## REQUIREMENTS:
An exact copy of all the data is required, with pictures left out.

%%

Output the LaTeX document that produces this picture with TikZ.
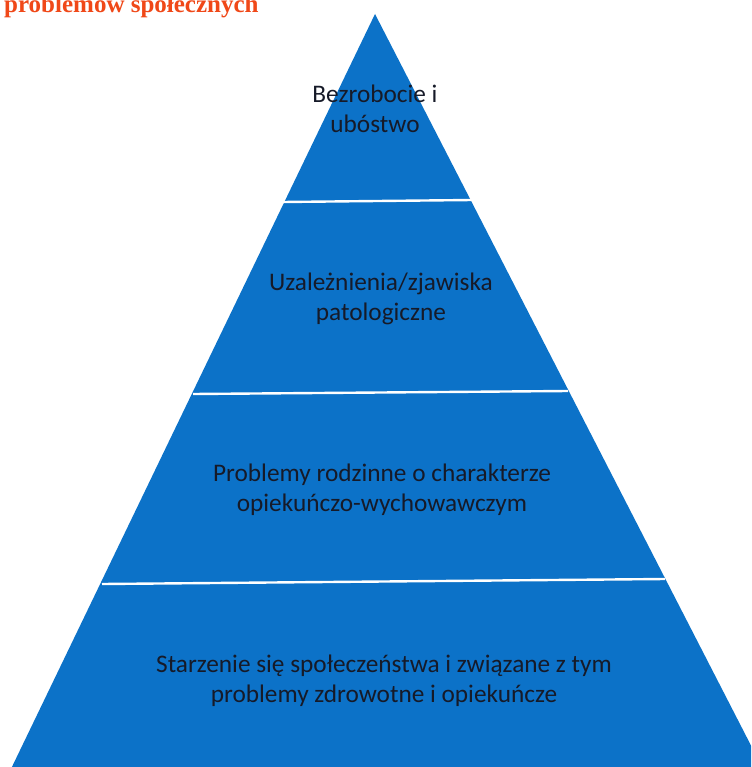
\documentclass[tikz,border=0pt]{standalone}
\usepackage{fontspec}
\setmainfont{Carlito}
\newfontfamily\titlefont{Liberation Serif}
\definecolor{pyrblue}{RGB}{12,114,200}
\definecolor{txtdark}{RGB}{22,26,40}
\definecolor{titlered}{RGB}{240,72,24}
\begin{document}
\begin{tikzpicture}[x=1pt,y=-1pt,
  lbl/.style={text=txtdark,align=center,font=\fontsize{25.3}{30}\selectfont,inner sep=0pt},
  divider/.style={draw=white,line width=2.4pt}]
\useasboundingbox (0,0) rectangle (751,767);
\clip (0,0) rectangle (751,767);
\fill[white] (0,0) rectangle (751,767);
% pyramid
\fill[pyrblue] (375,14) -- (-4,800) -- (779,800) -- cycle;
% dividers
\draw[divider] (283,202) -- (472,200);
\draw[divider] (193,394) -- (568,391);
\draw[divider] (102,584) -- (665,579);
% title (cut off at top)
\node[anchor=base west,inner sep=0pt,text=titlered,font=\titlefont\bfseries\fontsize{25}{28}\selectfont] (title) at (4,13) {problemów społecznych};
% labels
\node[lbl] (t1) at (375,109) {Bezrobocie i\\ubóstwo};
\node[lbl] (t2) at (381,299) {Uzależnienia/zjawiska\\patologiczne};
\node[lbl] (t3) at (382,490) {Problemy rodzinne o charakterze\\opiekuńczo-wychowawczym};
\node[lbl] (t4) at (384,681) {Starzenie się społeczeństwa i związane z tym\\problemy zdrowotne i opiekuńcze};
\end{tikzpicture}
\end{document}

%%

## RESULT FOR THIS TASK:
Output the LaTeX document that produces this picture with TikZ.
\documentclass[tikz,border=0pt]{standalone}
\usepackage{fontspec}
\setmainfont{Carlito}
\newfontfamily\titlefont{Liberation Serif}
\definecolor{pyrblue}{RGB}{12,114,200}
\definecolor{txtdark}{RGB}{22,26,40}
\definecolor{titlered}{RGB}{240,72,24}
\begin{document}
\begin{tikzpicture}[x=1pt,y=-1pt,
  lbl/.style={text=txtdark,align=center,font=\fontsize{25.3}{30}\selectfont,inner sep=0pt},
  divider/.style={draw=white,line width=2.4pt}]
\useasboundingbox (0,0) rectangle (751,767);
\clip (0,0) rectangle (751,767);
\fill[white] (0,0) rectangle (751,767);
% pyramid
\fill[pyrblue] (375,14) -- (-4,800) -- (779,800) -- cycle;
% dividers
\draw[divider] (283,202) -- (472,200);
\draw[divider] (193,394) -- (568,391);
\draw[divider] (102,584) -- (665,579);
% title (cut off at top)
\node[anchor=base west,inner sep=0pt,text=titlered,font=\titlefont\bfseries\fontsize{25}{28}\selectfont] (title) at (4,13) {problemów społecznych};
% labels
\node[lbl] (t1) at (375,109) {Bezrobocie i\\ubóstwo};
\node[lbl] (t2) at (381,299) {Uzależnienia/zjawiska\\patologiczne};
\node[lbl] (t3) at (382,490) {Problemy rodzinne o charakterze\\opiekuńczo-wychowawczym};
\node[lbl] (t4) at (384,681) {Starzenie się społeczeństwa i związane z tym\\problemy zdrowotne i opiekuńcze};
\end{tikzpicture}
\end{document}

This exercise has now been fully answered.